Maybe there’s somebody that has a person they can loan, or share or, really give some help since we’re all volunteers. It would really be great to have an Administrative Assistant or Executive Director so they could take some of the things they could take off our plate. In addition, some assistance with identifying and writing grants.
We’ve never let not having a permanent site stop us from having a program. We’ve had lots of programs over the years, so many. More recently we started a series called Focus on the Arts. We wanted to highlight talent in the community but do it on more of a small scale.
Click here to read about past Focus on the Arts events and like the AACHM page on Facebook.

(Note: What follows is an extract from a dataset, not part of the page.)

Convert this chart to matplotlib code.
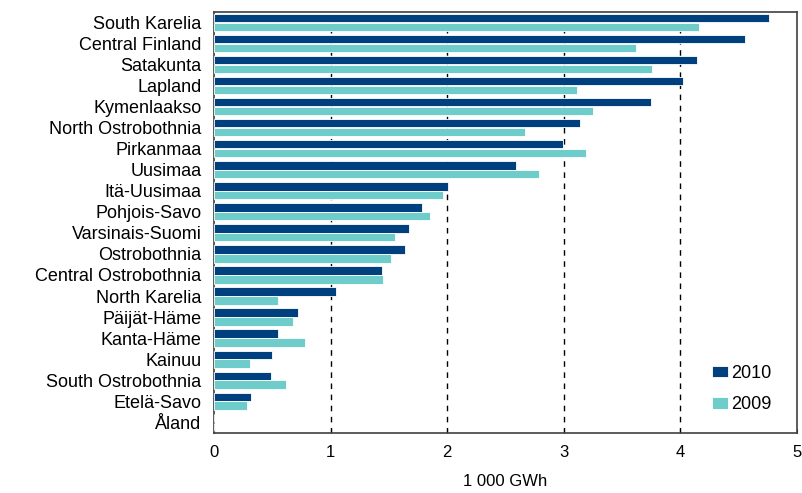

Switching gears to get your personal opinion of the search for AAAPS Superintendent?
I haven’t talked to anybody but what I’ve heard is that they really want to get somebody that knows the community and is connected to the community; I think that’s important.
I just value the fact that I’ve know different people in the community from all walks of life because I started as a teacher, then a building administrator, then as assistant superintendent and I’ve served a number of different advisory committees. I was on the Chamber board at one time as well as other boards. I just think that’s really important. When you have a job at one place and live in another place, to me there’s a disconnect. That’s just my opinion.
When I am out someplace and I see somebody I know, I can stop to have a conversation at the Farmer’s Market or different places, I just value that. Or students that I’ve had in the area that are now working and they see you; like I was at St. Joe’s and I had someone call my name. It was a former student and she was talking about the value she had gotten from her time with me – those kinds of things are just invaluable.
Thank you Ms. Hunter for your work and influence in our Club!
We look forward to the Underground Railroad tour and learning more about the work that Ms. Hunter has set in motion over the past decade with the African American Cultural and Historical Museum.